Not So Fast
Submitted by Atlas Indicators Investment Advisors on February 23rd, 2018
Atlas has noticed a pattern in recent economic data. Our economy’s growth rate pushed through the 3.0 percent level (adjusted for inflation) during the middle quarters of last year; since then, the indicators have not been as strong. Slower might best describe the recent developments.
The earliest estimate of fourth quarter 2017 gross domestic product (GDP) decelerated back below 3.0 percent as we reported last month, and Atlas is not expecting a strong revision next Wednesday. First, our trade deficit widened in December and that will subtract more from the original GDP report than first expected. Next, 2017’s final iteration of retail sales was less than first estimated, which will result in further subtraction. Remember, these transactions represent roughly 20 percent of the economy. Business investment took a breather as well in December as shipments of capital goods declined, and industrial production for the same period was lower than first counted. Finally, productivity declined in the final three months of the year.

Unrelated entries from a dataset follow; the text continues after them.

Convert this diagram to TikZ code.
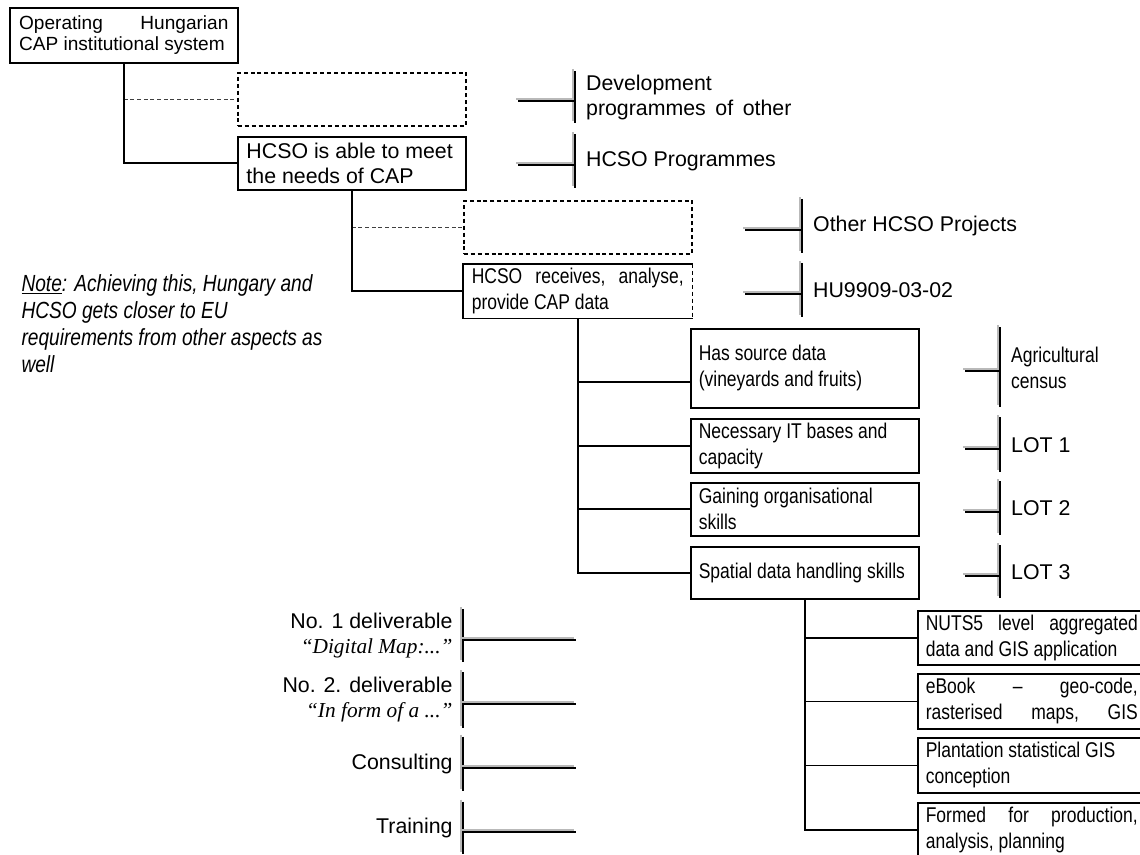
\documentclass[tikz,border=0pt]{standalone}
\usepackage{fontspec}
\setmainfont{Liberation Sans}
\newfontfamily\narrowfont{Liberation Sans}[FakeStretch=0.82]
\newfontfamily\quotefont{Liberation Serif}
\usetikzlibrary{calc}

\tikzset{every picture/.style={line width=0.75pt}}
\tikzset{
  box/.style={draw, line width=1.2pt, anchor=north west, minimum width=171pt, text width=159pt, inner xsep=6pt, inner ysep=2pt, align=flush left, font=\fontsize{16}{18.75}\selectfont},
  narrowbox/.style={box, font=\narrowfont\fontsize{16}{19.5}\selectfont},
  dashbox/.style={draw, line width=1.2pt, dash pattern=on 3pt off 2.2pt, anchor=north west, minimum width=171pt, minimum height=39.75pt},
  link/.style={line width=1.2pt},
  dashlink/.style={line width=0.8pt, draw=gray!50!black, dash pattern=on 3pt off 2pt},
  bar/.style={line width=1.5pt, preaction={draw=gray!55, line width=1.5pt, transform canvas={shift={(-1.5pt,1.5pt)}}}},
  tag/.style={anchor=west, inner xsep=8pt, inner ysep=0pt, align=flush left, minimum height=39.75pt, font=\fontsize{16}{18.75}\selectfont},
  deliv/.style={anchor=east, inner xsep=7.5pt, inner ysep=0pt, align=right, minimum height=39.75pt, font=\fontsize{16}{18.75}\selectfont}
}

\begin{document}
\begin{tikzpicture}[x=0.75pt,y=0.75pt,yscale=-1,xscale=1]
\useasboundingbox (0,0) rectangle (1140,855);

%Shape: Rectangle [top]
\node (top) [box, minimum height=41.25pt, inner xsep=7pt, text width=157pt, font=\fontsize{14.3}{15.75}\selectfont] at (9,7) {Operating\hfill Hungarian\\CAP institutional system};
\node (dashA) [dashbox] at (237,72) {};
\node (meet) [box, minimum height=39.75pt, inner xsep=6.5pt, text width=158pt] at (237,136) {HCSO is able to meet\\the needs of CAP};
\node (dashB) [dashbox] at (463,200) {};
\node (recv) [narrowbox, draw=none, minimum height=39.75pt] at (463,264) {HCSO\hfill receives,\hfill analyse,\\provide CAP data};

%Shape: Rectangle [column 3]
\node (src) [narrowbox, minimum height=59.25pt] at (690,328) {Has source data\\(vineyards and fruits)};
\node (itb) [narrowbox, minimum height=40.5pt] at (690,418) {Necessary IT bases and\\capacity};
\node (org) [narrowbox, minimum height=39.75pt] at (690,482) {Gaining organisational\\skills};
\node (spat) [narrowbox, minimum height=39pt] at (690,546) {Spatial data handling skills};

%Shape: Rectangle [column 4]
\node (nuts) [narrowbox, minimum height=40.5pt] at (917,610) {NUTS5\hfill level\hfill aggregated\\data and GIS application};
\node (ebook) [narrowbox, minimum height=41.25pt] at (917,673) {eBook\hfill –\hfill geo-code,\\rasterised\hfill maps,\hfill GIS};
\node (plant) [narrowbox, minimum height=41.25pt] at (917,737) {Plantation statistical GIS\\conception};
\node (formed) [narrowbox, minimum height=40.5pt] at (917,802) {Formed\hfill for\hfill production,\\analysis, planning};

% Text Node
\node (dev) [tag, minimum height=38.25pt, text width=154pt] at (575,97.5) {Development\\programmes\hfill of\hfill other};
\node (hprog) [tag] at (575,161.5) {HCSO Programmes};
\node (othp) [tag] at (802,226) {Other HCSO Projects};
\node (hu) [tag] at (802,290.5) {HU9909-03-02};
\node (agr) [tag, minimum height=59.25pt, font=\narrowfont\fontsize{16}{19.5}\selectfont] at (1000,367.5) {Agricultural\\census};
\node (lot1) [tag, minimum height=40.5pt] at (1000,445) {LOT 1};
\node (lot2) [tag] at (1000,508.5) {LOT 2};
\node (lot3) [tag, minimum height=39pt] at (1000,572) {LOT 3};

% Text Node
\node (del1) [deliv, minimum height=39pt] at (463,636) {No. 1 deliverable\\{\quotefont\itshape\fontsize{16}{18.75}\selectfont “Digital Map:...”}};
\node (del2) [deliv, minimum height=40.5pt] at (463,700) {No. 2. deliverable\\{\quotefont\itshape\fontsize{16}{18.75}\selectfont “In form of a ...”}};
\node (cons) [deliv] at (463,763.5) {Consulting};
\node (train) [deliv, minimum height=38.25pt] at (463,827.5) {Training};

% Text Node
\node (note) [anchor=north west, inner sep=0pt, align=left, font=\narrowfont\itshape\fontsize{17.5}{20.3}\selectfont] at (21,274) {\underline{Note}: Achieving this, Hungary and\\HCSO gets closer to EU\\requirements from other aspects as\\well};

%Straight Lines
\draw[dashlink] (top.south |- dashA.west) -- (dashA.west);
\draw[link] (top.south) |- (meet.west);
\draw[dashlink] (meet.south |- dashB.west) -- (dashB.west);
\draw[link] (meet.south) |- (recv.west);
\draw[link] (recv.north east) -- (recv.north west) -- (recv.south west) -- (recv.south east);
\draw[link, dash pattern=on 3pt off 2.2pt] (recv.north east) -- (recv.south east);
\draw[link] (recv.south) |- ($(src.west)+(0,14)$);
\draw[link] (recv.south) |- (itb.west);
\draw[link] (recv.south) |- (org.west);
\draw[link] (recv.south) |- (spat.west);
\draw[link] (spat.south) |- (nuts.west);
\draw[link] (spat.south) |- (ebook.west);
\draw[link] (spat.south) |- (plant.west);
\draw[link] (spat.south) |- (formed.west);

%Shape: Bars
\foreach \t/\l in {dev/57,hprog/57,othp/57,hu/57,agr/35,lot1/35,lot2/35,lot3/35}{
  \draw[bar] (\t.north west) -- (\t.south west);
  \draw[bar] ($(\t.west)+(-\l,4)$) -- ($(\t.west)+(0,4)$);
}
\foreach \t in {del1,del2,cons,train}{
  \draw[bar] (\t.north east) -- (\t.south east);
  \draw[bar] ($(\t.east)+(0,4)$) -- ($(\t.east)+(113,4)$);
}

\end{tikzpicture}
\end{document}
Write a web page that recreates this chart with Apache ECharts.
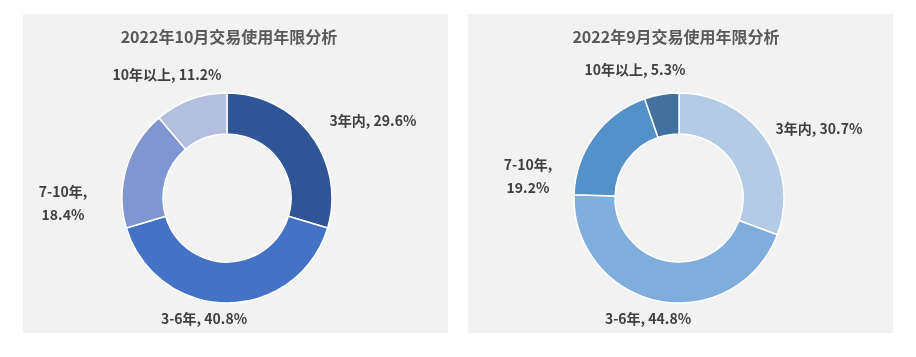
<!DOCTYPE html>
<html><head><meta charset="utf-8">
<script src="https://cdn.jsdelivr.net/npm/echarts@6/dist/echarts.min.js"></script>
<style>html,body{margin:0;padding:0;background:#fff}#c{width:916px;height:357px}</style>
</head><body><div id="c"></div>
<script>
const categories = ['3年内', '3-6年', '7-10年', '10年以上'];
const octValues = [29.6, 40.8, 18.4, 11.2];
const sepValues = [30.7, 44.8, 19.2, 5.3];
const octTitle = '2022年10月交易使用年限分析';
const sepTitle = '2022年9月交易使用年限分析';
const octColors = ['#2f5597', '#4472c4', '#7f96d0', '#b4bfe0'];
const sepColors = ['#b4cbe6', '#80aedc', '#5591c9', '#41719c'];

// layout: pie centres and label offsets (relative to each pie centre)
const pieCenters = [[227, 198], [679, 198]];
const labelOffsets = [
  [[146, -77], [-23, 121], [-164, 5], [-60, -123]],
  [[140, -69], [-31, 121], [-151, -22], [-44, -128]]
];

const FONT = '"Noto Sans CJK SC", "Noto Sans", sans-serif';
const chart = echarts.init(document.getElementById('c'), null, {renderer: 'canvas'});

function mkData(vals, colors) {
  return categories.map((c, i) => ({name: c, value: vals[i], itemStyle: {color: colors[i]}}));
}
function fmt(p) {
  const v = p.value.toFixed(1) + '%';
  if (p.name === '7-10年') return p.name + ',\n' + v;
  return p.name + ', ' + v;
}
function pie(idx, vals, colors) {
  return {
    type: 'pie', center: pieCenters[idx], radius: [64, 105], startAngle: 90, clockwise: true,
    avoidLabelOverlap: false, animation: false,
    data: mkData(vals, colors),
    itemStyle: {borderColor: '#ffffff', borderWidth: 1.5},
    label: {show: true, position: 'outside', formatter: fmt, fontFamily: FONT, fontSize: 14,
      fontWeight: 'bold', color: '#404040', lineHeight: 23},
    labelLine: {show: false},
    labelLayout: function (p) {
      const c = pieCenters[idx];
      const o = labelOffsets[idx][p.dataIndex];
      return {x: c[0] + o[0], y: c[1] + o[1], align: 'center', verticalAlign: 'middle'};
    },
    emphasis: {disabled: true}
  };
}
chart.setOption({
  backgroundColor: '#ffffff',
  graphic: [
    {type: 'rect', shape: {x: 23, y: 14, width: 425, height: 319}, style: {fill: '#f2f2f2'}, z: -10},
    {type: 'rect', shape: {x: 468, y: 14, width: 425, height: 319}, style: {fill: '#f2f2f2'}, z: -10}
  ],
  title: [
    {text: octTitle, left: 224, top: 24, textAlign: 'center',
      textStyle: {fontFamily: FONT, fontSize: 16, fontWeight: 'bold', color: '#595959'}},
    {text: sepTitle, left: 671, top: 24, textAlign: 'center',
      textStyle: {fontFamily: FONT, fontSize: 16, fontWeight: 'bold', color: '#595959'}}
  ],
  series: [pie(0, octValues, octColors), pie(1, sepValues, sepColors)]
});
</script></body></html>
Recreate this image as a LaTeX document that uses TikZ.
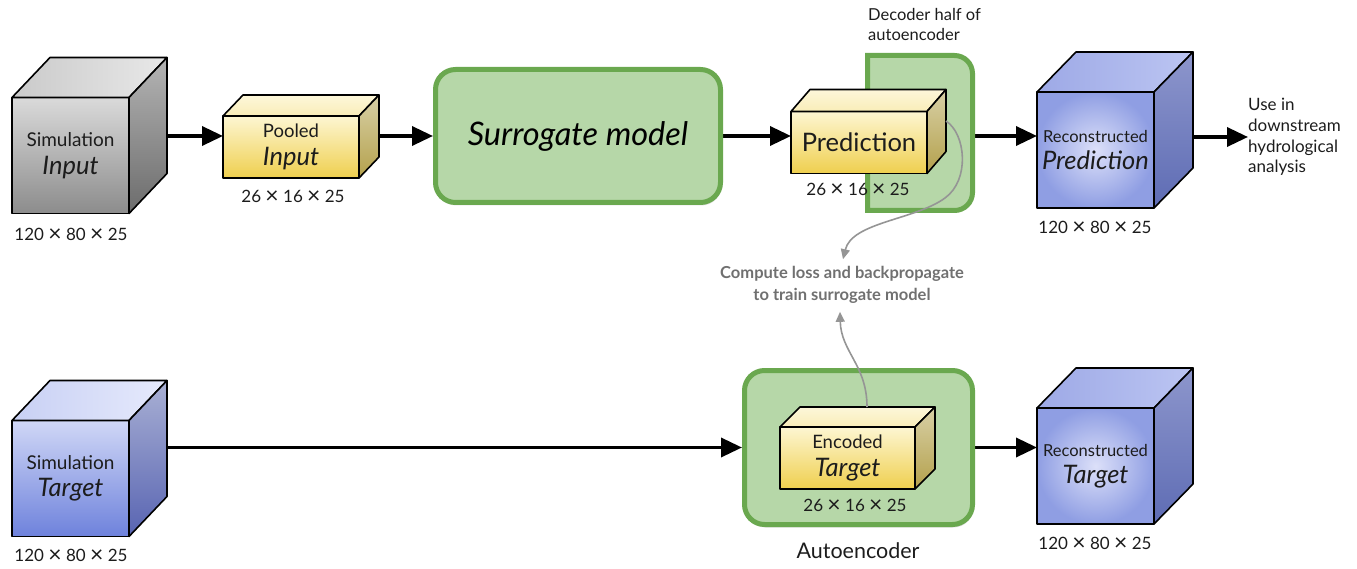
\documentclass[tikz,border=0pt]{standalone}
\usepackage{fontspec}
\setmainfont{Lato}
\usetikzlibrary{arrows.meta,calc,shadows,backgrounds}
\definecolor{txt}{HTML}{1C1C1C}
\definecolor{grF1}{HTML}{DADADA}\definecolor{grF2}{HTML}{8C8C8C}
\definecolor{grT1}{HTML}{E8E8E8}\definecolor{grT2}{HTML}{CACACA}
\definecolor{grS1}{HTML}{B4B4B4}\definecolor{grS2}{HTML}{6C6C6C}
\definecolor{blF1}{HTML}{D0D7F6}\definecolor{blF2}{HTML}{6E82DC}
\definecolor{blT1}{HTML}{E6EAFC}\definecolor{blT2}{HTML}{C8D0F4}
\definecolor{blS1}{HTML}{A9B0D4}\definecolor{blS2}{HTML}{5864B2}
\definecolor{rcF1}{HTML}{DCE0F9}\definecolor{rcF2}{HTML}{8F9EE3}
\definecolor{rcT1}{HTML}{BCC5F2}\definecolor{rcT2}{HTML}{9DA9E6}
\definecolor{rcS1}{HTML}{8D96CC}\definecolor{rcS2}{HTML}{5E6CB4}
\definecolor{yeF1}{HTML}{FDF6D2}\definecolor{yeF2}{HTML}{EFCF4E}
\definecolor{yeT1}{HTML}{FDF7DA}\definecolor{yeT2}{HTML}{F9EDB8}
\definecolor{yeS1}{HTML}{D8D0A6}\definecolor{yeS2}{HTML}{B4A14C}
\definecolor{gnFill}{HTML}{B6D7A8}\definecolor{gnLine}{HTML}{6AA84F}
\definecolor{lossgray}{HTML}{707070}\definecolor{curvegray}{HTML}{959595}
\newcommand\cubefaces[5]{%
  \path[#2] (#1.north west) -- ++(#4,-#5) -- ($(#1.north east)+(#4,-#5)$) -- (#1.north east) -- cycle;
  \path[#3] (#1.north east) -- ++(#4,-#5) -- ($(#1.south east)+(#4,-#5)$) -- (#1.south east) -- cycle;}
\newcommand\mul{\raisebox{-0.05em}{\scalebox{1.35}{×}}}
\newcommand\dimtxt{120 \mul{} 80 \mul{} 25}
\newcommand\dimsm{26 \mul{} 16 \mul{} 25}
\begin{document}
\begin{tikzpicture}[x=1pt,y=-1pt,
  edge/.style={draw=black, line width=1.6pt, line join=round},
  face/.style={edge, inner sep=0pt, outer sep=0pt, align=center, text=txt},
  cube/.style={face, minimum width=117pt, minimum height=116pt},
  slab/.style={face, minimum width=136pt, minimum height=62pt},
  grayF/.style={top color=grF1, bottom color=grF2},
  grayT/.style={edge, left color=grT2, right color=grT1},
  grayS/.style={edge, top color=grS1, bottom color=grS2},
  blueF/.style={top color=blF1, bottom color=blF2},
  blueT/.style={edge, left color=blT2, right color=blT1},
  blueS/.style={edge, top color=blS1, bottom color=blS2},
  reconF/.style={inner color=rcF1, outer color=rcF2},
  reconT/.style={edge, left color=rcT2, right color=rcT1},
  reconS/.style={edge, top color=rcS1, bottom color=rcS2},
  yelF/.style={top color=yeF1, bottom color=yeF2},
  yelT/.style={edge, top color=yeT1, bottom color=yeT2},
  yelS/.style={edge, top color=yeS1, bottom color=yeS2},
  greenbox/.style={draw=gnLine, fill=gnFill, line width=5pt, rounded corners=20pt,
    drop shadow={shadow xshift=1pt, shadow yshift=-3pt, opacity=.25}},
  dim/.style={text=txt, font=\fontsize{17}{20}\selectfont, inner sep=0pt},
  arr/.style={draw=black, line width=3.5pt, -{Triangle[length=21pt,width=19pt]}},
  garr/.style={draw=curvegray, line width=1.6pt, -{Triangle[length=10pt,width=9pt]}},
]
\useasboundingbox (0,0) rectangle (1357,569);

% ---------- top row ----------
\node[cube, grayF] (simin) at (70.5,155.5)
  {{\fontsize{19}{22}\selectfont Simulation}\\[8pt]{\fontsize{25.5}{28}\selectfont\itshape Input}};
\cubefaces{simin}{grayT}{grayS}{38}{40}
\node[dim] (simindim) at (71,235) {\dimtxt};

\node[slab, yelF] (pool) at (291,147)
  {{\fontsize{18.5}{22}\selectfont Pooled}\\[8pt]{\fontsize{25.5}{28}\selectfont\itshape Input}};
\cubefaces{pool}{yelT}{yelS}{20}{21}
\node[dim] (pooldim) at (293,197) {\dimsm};

\node[greenbox, minimum width=285pt, minimum height=133pt] (surr) at (578,136)
  {\fontsize{32.5}{38}\selectfont\itshape Surrogate model};

\node[inner sep=0pt, outer sep=0pt, minimum width=110pt, minimum height=160pt] (dec) at (920,133) {};
\path[draw=gnLine, fill=gnFill, line width=5pt]
  (867.5,210.5) -- (867.5,55.5) -- (954.5,55.5) to[out=0,in=90] (972.5,73.5)
  -- (972.5,192.5) to[out=-90,in=0] (954.5,210.5) -- cycle;
\node[anchor=north west, align=left, text=txt, inner sep=0pt,
  font=\fontsize{16.5}{20.5}\selectfont] (dectxt) at (868,8) {Decoder half of\\autoencoder};

\node[slab, yelF] (pred) at (859,142.5) {\fontsize{25.5}{28}\selectfont Prediction};
\cubefaces{pred}{yelT}{yelS}{19}{22}
\node[dim] (preddim) at (858,190) {\dimsm};

\node[cube, reconF] (rpred) at (1095.5,150)
  {{\fontsize{16.5}{18}\selectfont Reconstructed}\\[8pt]{\fontsize{25.5}{28}\selectfont\itshape Prediction}};
\cubefaces{rpred}{reconT}{reconS}{39}{40}
\node[dim] (rpreddim) at (1095,228) {\dimtxt};

\node[anchor=west, align=left, text=txt, inner sep=0pt,
  font=\fontsize{17}{20.7}\selectfont] (use) at (1248,137) {Use in\\downstream\\hydrological\\analysis};

% ---------- loss ----------
\node[align=center, text=lossgray, inner sep=0pt,
  font=\fontsize{16.5}{22}\selectfont\bfseries] (loss) at (842,285)
  {Compute loss and backpropagate\\to train surrogate model};

% ---------- bottom row ----------
\node[cube, blueF] (simt) at (70.5,478.5)
  {{\fontsize{19}{22}\selectfont Simulation}\\[8pt]{\fontsize{25.5}{28}\selectfont\itshape Target}};
\cubefaces{simt}{blueT}{blueS}{38}{40}
\node[dim] (simtdim) at (71,556) {\dimtxt};

\node[greenbox, minimum width=228pt, minimum height=154pt] (ae) at (858.5,447.5) {};
\node[text=txt, inner sep=0pt, font=\fontsize{21.5}{24}\selectfont] (aetxt) at (858,551) {Autoencoder};

\node[slab, yelF, minimum width=135pt] (enc) at (847.5,458)
  {{\fontsize{18.5}{22}\selectfont Encoded}\\[8pt]{\fontsize{25.5}{28}\selectfont\itshape Target}};
\cubefaces{enc}{yelT}{yelS}{20}{20}
\node[dim] (encdim) at (855,506) {\dimsm};

\node[cube, reconF] (rtgt) at (1095.5,466)
  {{\fontsize{16.5}{18}\selectfont Reconstructed}\\[8pt]{\fontsize{25.5}{28}\selectfont\itshape Target}};
\cubefaces{rtgt}{reconT}{reconS}{39}{40}
\node[dim] (rtgtdim) at (1095,544) {\dimtxt};

% ---------- gray curves ----------
\coordinate (predR) at (946,121);
\coordinate (encT) at (867,407);
\draw[garr] (predR) .. controls (966,134) and (970,180) .. (945,198)
  .. controls (915,220) and (852,222) .. ($(loss.north)+(1,-7)$);
\draw[garr] (encT) .. controls (867,365) and (841,352) .. ($(loss.south)+(-2,8)$);

% ---------- arrows (behind) ----------
\begin{scope}[on background layer]
\draw[arr] (simin.east |- surr.west) -- (pool.west |- surr.west);
\draw[arr] (pool.east |- surr.west) -- (surr.west);
\draw[arr] (surr.east) -- (pred.west |- surr.east);
\draw[arr] (dec.east |- surr.east) -- (rpred.west |- surr.east);
\draw[arr] (rpred.east |- use.west) -- (use.west);
\draw[arr] (simt.east |- ae.west) -- (ae.west);
\draw[arr] (ae.east) -- (rtgt.west |- ae.east);
\end{scope}
\end{tikzpicture}
\end{document}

Some of the early data for the current quarter have been challenged as well. Retail sales in January fell even after the prior period’s downward revision. Industrial production declined further last month, even after its downward revision. Still, January data continue being collected for many indicators and February isn’t even over, so with over a month left, the first quarter of 2018 may surprise us yet. Atlas has just noticed a slowing pattern, but that does not mean something serious is developing.
Slowing is not the same as contracting, and that is the most important takeaway. Our economy is dynamic and never moves in a straight orderly pattern, even when times are good. Atlas will continue monitoring numerous data points as they are released. If a slowing pattern becomes more pronounced, we’ll keep you posted.